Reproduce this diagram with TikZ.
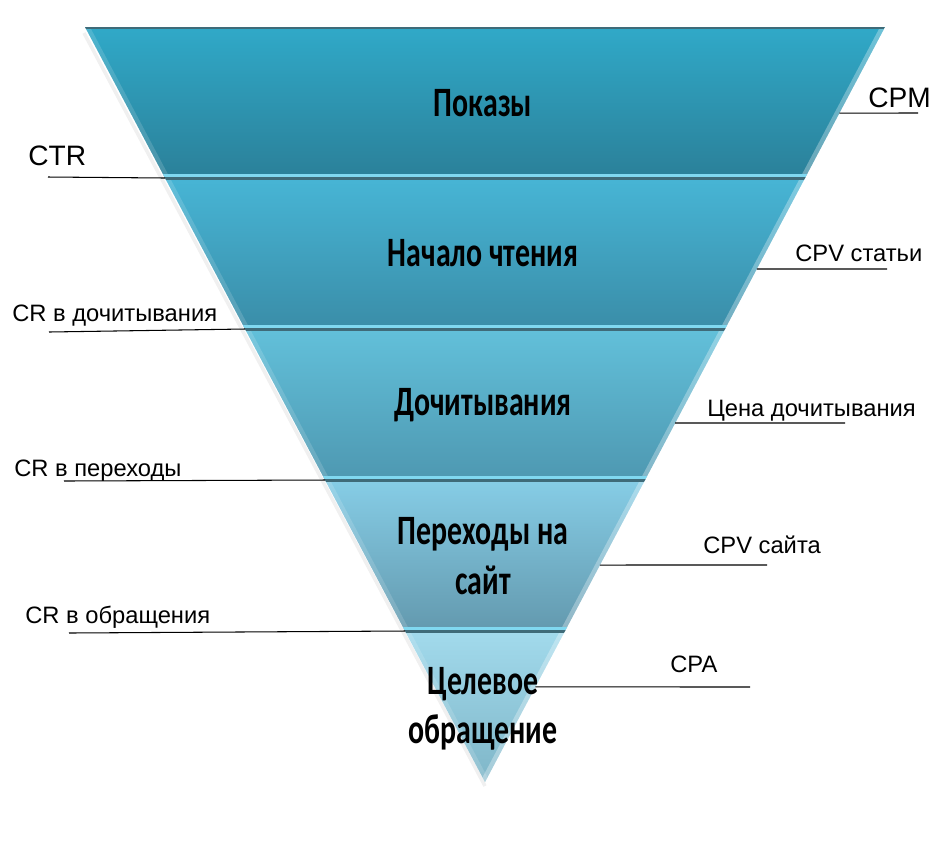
\documentclass[tikz,border=0pt]{standalone}
\usepackage{fontspec}
\setmainfont{Liberation Sans}
\newfontfamily\stagefont{Carlito}
\usetikzlibrary{calc,positioning}

\definecolor{toneTop1}{HTML}{30A9C8}
\definecolor{toneBot1}{HTML}{2B8099}
\definecolor{toneTop2}{HTML}{47B5D5}
\definecolor{toneBot2}{HTML}{3A8DA8}
\definecolor{toneTop3}{HTML}{62C0DA}
\definecolor{toneBot3}{HTML}{4E98B1}
\definecolor{toneTop4}{HTML}{86CDE6}
\definecolor{toneBot4}{HTML}{6399AE}
\definecolor{toneTop5}{HTML}{A2DAEC}
\definecolor{toneBot5}{HTML}{7FB6C8}
\definecolor{sepLight}{HTML}{80D8F0}
\definecolor{sepDark}{HTML}{3F6B79}

\tikzset{
  stage/.style={font=\stagefont\bfseries\fontsize{17}{20}\selectfont, align=center, yscale=1.4, transform shape},
  metric/.style={font=\fontsize{13.5}{16}\selectfont, inner sep=0pt},
  bigmetric/.style={font=\fontsize{16}{19}\selectfont, inner sep=0pt},
  lead/.style={draw=black, line width=0.6pt},
  seplight/.style={draw=sepLight, line width=1.6pt},
  sepdark/.style={draw=sepDark, line width=1.3pt},
  bevel/.style={draw=white, opacity=0.3, line width=5pt}
}

\begin{document}
\begin{tikzpicture}[x=0.02cm, y=-0.02cm]
\useasboundingbox (0,0) rectangle (950,850);
% funnel corners
\coordinate (tl) at (85,27);
\coordinate (tr) at (885,27);
\coordinate (ap) at (485,782);

% shadow
\draw[black, opacity=0.06, line width=2pt] ($(tl)+(-1,6)$) -- ($(ap)+(0,4)$);

% bands
\foreach \a/\b/\c in {0/0.2/1, 0.2/0.4/2, 0.4/0.6/3, 0.6/0.8/4, 0.8/1/5}{
  \shade[top color=toneTop\c, bottom color=toneBot\c]
    ($(tl)!\a!(ap)$) -- ($(tr)!\a!(ap)$) -- ($(tr)!\b!(ap)$) -- ($(tl)!\b!(ap)$) -- cycle;
}

\begin{scope}
\clip (tl) -- (tr) -- (ap) -- cycle;
\draw[bevel] (tr) -- (ap);
\draw[bevel, opacity=0.15] (tl) -- (ap);
\draw[sepDark, line width=2pt] (tl) -- (tr);
% band boundaries
\foreach \t/\n in {0.2/1, 0.4/2, 0.6/3, 0.8/4}{
  \coordinate (b\n l) at ($(tl)!\t!(ap)$);
  \coordinate (b\n r) at ($(tr)!\t!(ap)$);
  \draw[seplight] ($(b\n l)+(-5,-2.5)$) -- ($(b\n r)+(5,-2.5)$);
  \draw[sepdark] ($(b\n l)+(-5,0.5)$) -- ($(b\n r)+(5,0.5)$);
}
\end{scope}

% stages
\node[stage] (views) at (483,103) {Показы};
\node[stage] (reads) at (483,253) {Начало чтения};
\node[stage] (fullreads) at (483,405) {Дочитывания};
\node[stage] (clicks) at (483,556) {Переходы на\\сайт};
\node[stage] (leads) at (483,709) {Целевое\\обращение};

% left metrics
\node[bigmetric, anchor=base west] (ctr) at (28,165) {CTR};
\coordinate (ctrend) at (48,177);
\draw[lead] (ctrend) -- (b1l);
\node[metric, anchor=base west] (crread) at (12,321) {CR в дочитывания};
\coordinate (crreadend) at (49,332);
\draw[lead] (crreadend) -- (b2l);
\node[metric, anchor=base west] (crclick) at (14,476) {CR в переходы};
\coordinate (crclickend) at (64,481);
\draw[lead] (crclickend) -- (b3l);
\node[metric, anchor=base west] (crlead) at (25,623) {CR в обращения};
\coordinate (crleadend) at (69,633);
\draw[lead] (crleadend) -- (b4l);

% right metrics
\node[bigmetric, anchor=base west] (cpm) at (868,107) {CPM};
\coordinate (cpmend) at (918,113);
\draw[lead] ($(tr)!0.114!(ap)$) -- (cpmend);
\node[metric, anchor=base west] (cpvart) at (795,261) {CPV статьи};
\coordinate (cpvartend) at (887,269);
\draw[lead] ($(tr)!0.3205!(ap)$) -- (cpvartend);
\node[metric, anchor=base west] (readcost) at (707,416) {Цена дочитывания};
\coordinate (readcostend) at (845,423);
\draw[lead] ($(tr)!0.5245!(ap)$) -- (readcostend);
\node[metric, anchor=base west] (cpvsite) at (703,553) {CPV сайта};
\coordinate (cpvsiteend) at (767,565);
\draw[lead] ($(tr)!0.7126!(ap)$) -- (cpvsiteend);
\node[metric, anchor=base west] (cpa) at (670,672) {CPA};
\coordinate (cpaend) at (750,687);
\draw[lead] ($(tr)!0.874!(ap)$) -- (cpaend);
\end{tikzpicture}
\end{document}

########

> **Exercise**
Reproduce the material above from its first line through the line containing "(ap) at (485,782);", both ends included, and skip every picture.

> **Solution for this exercise**
Reproduce this diagram with TikZ.
\documentclass[tikz,border=0pt]{standalone}
\usepackage{fontspec}
\setmainfont{Liberation Sans}
\newfontfamily\stagefont{Carlito}
\usetikzlibrary{calc,positioning}

\definecolor{toneTop1}{HTML}{30A9C8}
\definecolor{toneBot1}{HTML}{2B8099}
\definecolor{toneTop2}{HTML}{47B5D5}
\definecolor{toneBot2}{HTML}{3A8DA8}
\definecolor{toneTop3}{HTML}{62C0DA}
\definecolor{toneBot3}{HTML}{4E98B1}
\definecolor{toneTop4}{HTML}{86CDE6}
\definecolor{toneBot4}{HTML}{6399AE}
\definecolor{toneTop5}{HTML}{A2DAEC}
\definecolor{toneBot5}{HTML}{7FB6C8}
\definecolor{sepLight}{HTML}{80D8F0}
\definecolor{sepDark}{HTML}{3F6B79}

\tikzset{
  stage/.style={font=\stagefont\bfseries\fontsize{17}{20}\selectfont, align=center, yscale=1.4, transform shape},
  metric/.style={font=\fontsize{13.5}{16}\selectfont, inner sep=0pt},
  bigmetric/.style={font=\fontsize{16}{19}\selectfont, inner sep=0pt},
  lead/.style={draw=black, line width=0.6pt},
  seplight/.style={draw=sepLight, line width=1.6pt},
  sepdark/.style={draw=sepDark, line width=1.3pt},
  bevel/.style={draw=white, opacity=0.3, line width=5pt}
}

\begin{document}
\begin{tikzpicture}[x=0.02cm, y=-0.02cm]
\useasboundingbox (0,0) rectangle (950,850);
% funnel corners
\coordinate (tl) at (85,27);
\coordinate (tr) at (885,27);
\coordinate (ap) at (485,782);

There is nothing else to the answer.